Characterization of coherent errors in gate layers with robustness to Pauli noise

TL;DR

This paper introduces a practical protocol for characterizing coherent errors in quantum gate layers that remains robust in the presence of Pauli noise, aiding in device calibration and error mitigation.

Contribution

It extends incoherent noise models to include coherent errors and provides a robust, practical characterization method applicable to arbitrary gate layers.

Findings

Successfully demonstrated on superconducting hardware

Identified leading coherent errors in the device

Improved error mitigation by characterizing noise structure

Abstract

Characterization of quantum devices generates insights into their sources of disturbances. State-of-the-art characterization protocols often focus on incoherent noise and eliminate coherent errors when using Pauli or Clifford twirling techniques.

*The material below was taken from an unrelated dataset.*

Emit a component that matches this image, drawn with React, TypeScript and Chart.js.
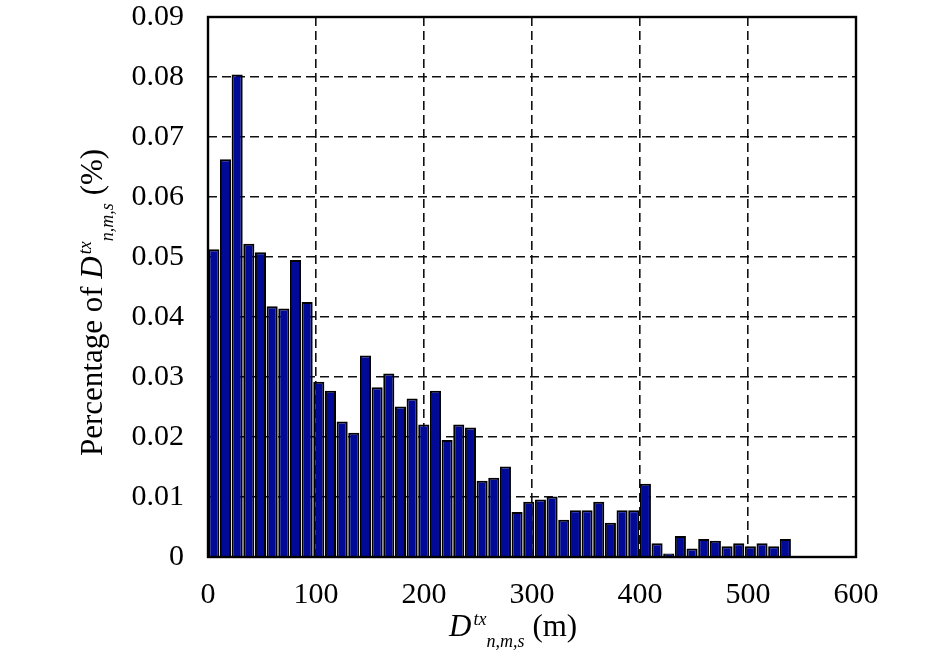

This approach biases the structure of the effective noise and adds a circuit and sampling overhead. We motivate the extension of an incoherent local Pauli noise model to coherent errors and present a practical characterization protocol for an arbitrary gate layer. Notably, the coherent noise estimation is robust to Pauli noise. We demonstrate our protocol on a superconducting hardware platform and identify the leading coherent errors. To verify the characterized noise structure, we mitigate its coherent and incoherent components using a gate-level coherent noise mitigation scheme in conjunction with probabilistic error cancellation. The proposed characterization procedure opens up possibilities for device calibration, hardware development, and improvement of error mitigation and correction techniques.